I am touched because, in the end, so many people came together and gave above and beyond themselves in such a way that the whole became greater than each of the individual parts. I think this is what orchestra should be about.

Dr. Dijana Ihas, the director of the Pacific University Philharmonic Orchestra, originally came to me with the idea of a concert to celebrate the 250th anniversary of Beethoven’s birth at the beginning of March. We had no idea what lay before us. As the months passed, I felt that the mood of our times and our country wasn’t the mood of the triumphant and dramatic music that we often associate with Beethoven. The slow Cavatina movement from Beethoven’s late quartet op. 130 came to mind and it was easily adaptable for string orchestra. If I associate one word with this music, for me, the word is “prayer”. Prayer in the broadest sense. It is a prayer from the depths of Beethoven’s heart. As I worked on this piece, playing it, recording, listening to the recordings and putting it together over the past months I found that there was something very healing in this music. 

Once we had decided that this piece would be the center of the project, the question then became “how can we help prepare for this music, make it feel pertinent and personal for audiences today”. I composed an introduction inspired by themes from Beethoven’s Cavatina and I wrote a monologue to go along with it.
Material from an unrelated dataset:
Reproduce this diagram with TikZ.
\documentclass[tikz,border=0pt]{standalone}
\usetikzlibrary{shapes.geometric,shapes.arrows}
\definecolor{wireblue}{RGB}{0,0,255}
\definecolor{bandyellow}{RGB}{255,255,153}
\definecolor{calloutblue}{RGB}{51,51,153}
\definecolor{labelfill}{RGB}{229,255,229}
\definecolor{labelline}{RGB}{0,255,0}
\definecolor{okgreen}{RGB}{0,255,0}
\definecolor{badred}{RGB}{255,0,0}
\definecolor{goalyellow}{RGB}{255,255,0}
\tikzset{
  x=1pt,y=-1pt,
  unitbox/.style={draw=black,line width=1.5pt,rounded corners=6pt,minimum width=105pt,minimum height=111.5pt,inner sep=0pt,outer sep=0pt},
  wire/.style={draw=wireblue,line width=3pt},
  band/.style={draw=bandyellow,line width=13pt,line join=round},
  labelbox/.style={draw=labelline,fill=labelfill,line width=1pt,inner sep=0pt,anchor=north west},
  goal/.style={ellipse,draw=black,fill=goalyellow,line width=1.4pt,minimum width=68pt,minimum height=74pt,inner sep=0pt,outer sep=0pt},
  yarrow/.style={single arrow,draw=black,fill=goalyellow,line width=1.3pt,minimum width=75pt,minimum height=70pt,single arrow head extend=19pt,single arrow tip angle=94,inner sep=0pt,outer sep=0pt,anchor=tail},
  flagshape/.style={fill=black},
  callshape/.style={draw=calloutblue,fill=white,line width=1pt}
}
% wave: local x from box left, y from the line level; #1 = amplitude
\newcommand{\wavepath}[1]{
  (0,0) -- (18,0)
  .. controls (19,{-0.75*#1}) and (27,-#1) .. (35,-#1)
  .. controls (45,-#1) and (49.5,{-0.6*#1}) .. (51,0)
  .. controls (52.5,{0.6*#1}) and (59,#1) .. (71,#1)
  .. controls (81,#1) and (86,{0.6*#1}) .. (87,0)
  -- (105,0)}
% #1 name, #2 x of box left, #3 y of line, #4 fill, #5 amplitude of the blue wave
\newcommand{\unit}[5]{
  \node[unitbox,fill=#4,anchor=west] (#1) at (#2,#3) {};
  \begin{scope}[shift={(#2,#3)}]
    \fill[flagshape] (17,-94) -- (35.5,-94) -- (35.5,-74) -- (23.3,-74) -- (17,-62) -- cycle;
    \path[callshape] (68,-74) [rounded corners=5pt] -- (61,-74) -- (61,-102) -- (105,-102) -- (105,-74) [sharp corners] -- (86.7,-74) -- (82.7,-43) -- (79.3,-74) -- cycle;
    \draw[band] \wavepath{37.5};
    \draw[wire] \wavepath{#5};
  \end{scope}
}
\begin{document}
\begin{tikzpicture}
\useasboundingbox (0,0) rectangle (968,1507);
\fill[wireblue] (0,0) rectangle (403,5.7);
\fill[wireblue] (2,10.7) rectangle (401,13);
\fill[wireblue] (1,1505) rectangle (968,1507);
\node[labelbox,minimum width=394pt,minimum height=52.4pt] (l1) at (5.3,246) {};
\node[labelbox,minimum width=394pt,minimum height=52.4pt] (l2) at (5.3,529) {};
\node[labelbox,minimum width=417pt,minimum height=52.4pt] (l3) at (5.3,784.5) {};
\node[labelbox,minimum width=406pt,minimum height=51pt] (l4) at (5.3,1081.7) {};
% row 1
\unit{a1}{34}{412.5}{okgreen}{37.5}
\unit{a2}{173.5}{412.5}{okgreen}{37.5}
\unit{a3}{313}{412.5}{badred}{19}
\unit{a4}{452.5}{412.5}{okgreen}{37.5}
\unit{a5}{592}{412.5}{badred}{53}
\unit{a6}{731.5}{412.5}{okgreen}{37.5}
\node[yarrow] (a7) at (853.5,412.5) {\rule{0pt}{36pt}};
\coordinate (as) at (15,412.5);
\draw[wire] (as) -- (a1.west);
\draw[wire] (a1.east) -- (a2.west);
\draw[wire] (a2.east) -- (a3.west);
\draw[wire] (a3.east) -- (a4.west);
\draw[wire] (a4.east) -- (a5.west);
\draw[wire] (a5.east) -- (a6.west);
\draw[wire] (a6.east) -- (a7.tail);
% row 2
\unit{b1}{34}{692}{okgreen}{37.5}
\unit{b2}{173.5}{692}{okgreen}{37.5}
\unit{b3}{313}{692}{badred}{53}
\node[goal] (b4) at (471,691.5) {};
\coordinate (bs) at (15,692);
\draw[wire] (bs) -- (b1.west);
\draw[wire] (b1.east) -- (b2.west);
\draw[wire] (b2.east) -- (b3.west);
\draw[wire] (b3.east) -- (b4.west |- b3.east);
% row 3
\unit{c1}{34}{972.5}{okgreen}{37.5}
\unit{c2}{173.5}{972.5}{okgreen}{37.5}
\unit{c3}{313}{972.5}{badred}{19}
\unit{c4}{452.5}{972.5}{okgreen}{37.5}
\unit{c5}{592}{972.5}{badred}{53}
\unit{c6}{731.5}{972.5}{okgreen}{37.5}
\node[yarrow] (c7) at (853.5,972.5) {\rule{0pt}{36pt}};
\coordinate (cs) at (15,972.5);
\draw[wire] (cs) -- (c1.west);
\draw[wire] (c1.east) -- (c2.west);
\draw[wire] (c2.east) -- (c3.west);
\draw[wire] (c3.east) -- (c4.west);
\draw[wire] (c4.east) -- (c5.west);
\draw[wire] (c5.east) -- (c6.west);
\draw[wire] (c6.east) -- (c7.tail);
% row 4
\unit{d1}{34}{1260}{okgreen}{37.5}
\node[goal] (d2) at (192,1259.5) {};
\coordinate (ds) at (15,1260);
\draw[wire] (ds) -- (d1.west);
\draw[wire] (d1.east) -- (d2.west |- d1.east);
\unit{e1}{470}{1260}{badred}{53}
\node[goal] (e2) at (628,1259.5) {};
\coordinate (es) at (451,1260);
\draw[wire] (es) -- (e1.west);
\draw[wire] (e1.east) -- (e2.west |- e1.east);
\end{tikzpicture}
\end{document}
This introduction was intended to serve Beethoven’s music and help us be ready to hear it. 

As I began to research more about the piece I found a very unexpected connection between the piece and NASA’s Voyager spacecrafts sent out into space in the 1970’s. You will hear more about this connection in the monologue. This discovery inspired my music for the introduction. It also connected everything together – Beethoven from 250 years go to the students playing his music today… to the unknown future that we’re all heading towards. 
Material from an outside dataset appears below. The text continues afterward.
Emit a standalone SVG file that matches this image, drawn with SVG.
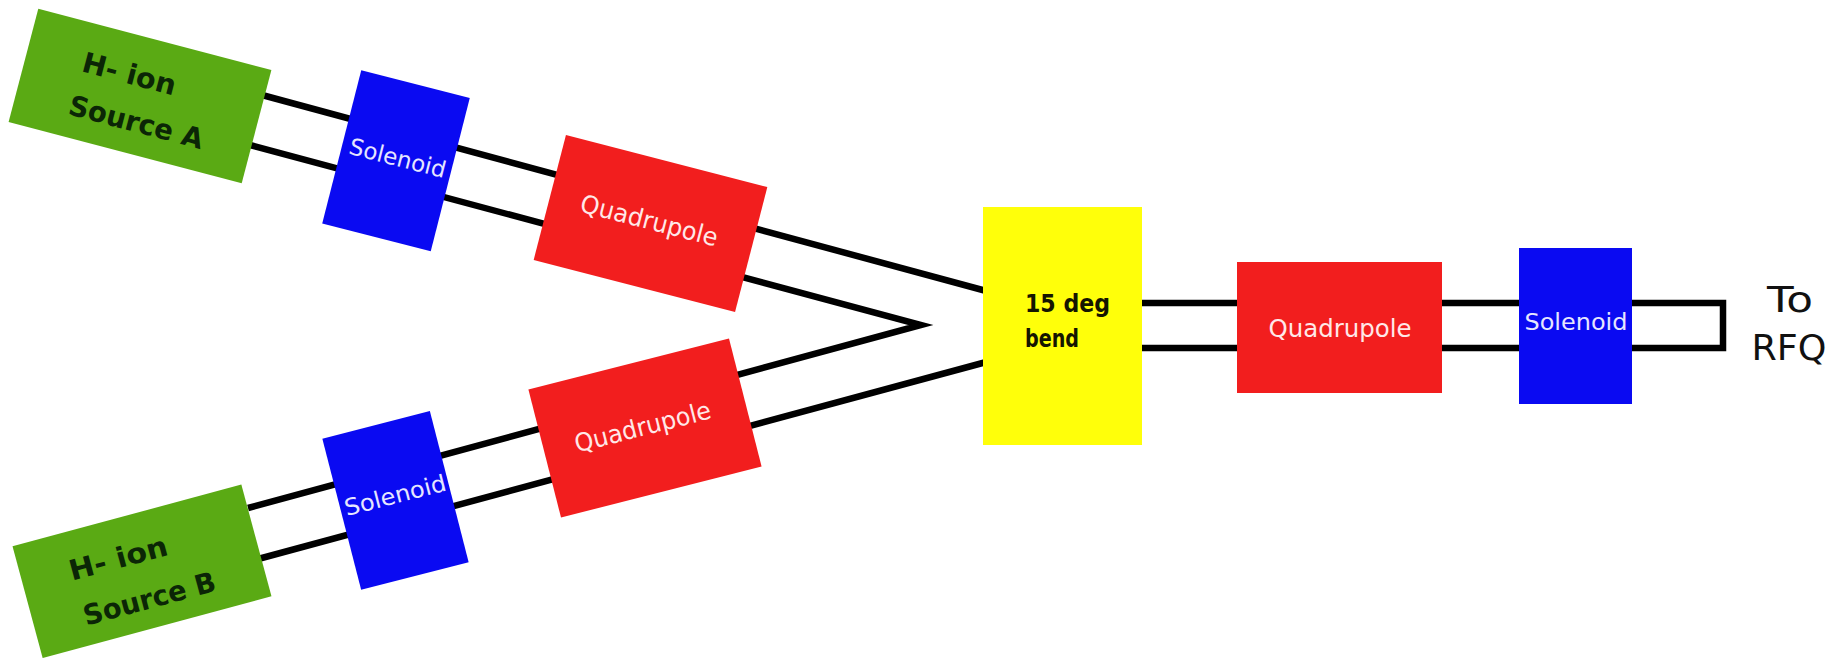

While we worked on this project, Beethoven’s own personal struggle with his deafness became much more real as we tried to struggle to make music together without being together, using ways and technology that we had never used before. There is something about Beethoven’s feeling of isolation that speaks to us differently today in our current situations of isolation. And there is something in this piece of music which transcends the struggle and the isolation and goes beyond any rational explanation: Beethoven’s heart speaking directly to us across 200 years.

Handel Aria

It has been a great joy for me to bring together musician friends of The Elsewhere Ensemble from across the world in this video. It wasn’t an easy experience to record and film ourselves and to try and imagine that we were making music together…. As I worked on putting it together, the music took on new meaning in the context of this crisis. This aria from Handel’s Messiah affirms again and again “I know” … “I know that my Redeemer liveth.” One of the hardest things about this crisis is coming to terms with how much we don’t know – the future is so uncertain. But whatever our religious beliefs may or may not be, I think most of us can relate to the experience of (at times) knowing something…. knowing something deep inside that lifts us up and takes us through the uncertainty and the fear. What are the things that have become clearer to you during this time of confinement that help you to say “I know…” with more certainty? When I asked that question to each of the musicians in this video, every one of them answered that they know now more than ever the importance and need for human connection and creating live music with a live audience. But until that is possible, I invite you to take a few minutes to share with us, from different parts of the world, the quiet, consoling power of Handel’s music. Handel’s grave in Westminster Abbey has a statue of Handel on it and he is holding the music to this aria. This video is dedicated to three magnificent women who have recently left this world, and to anyone else who has lost someone dear during this time.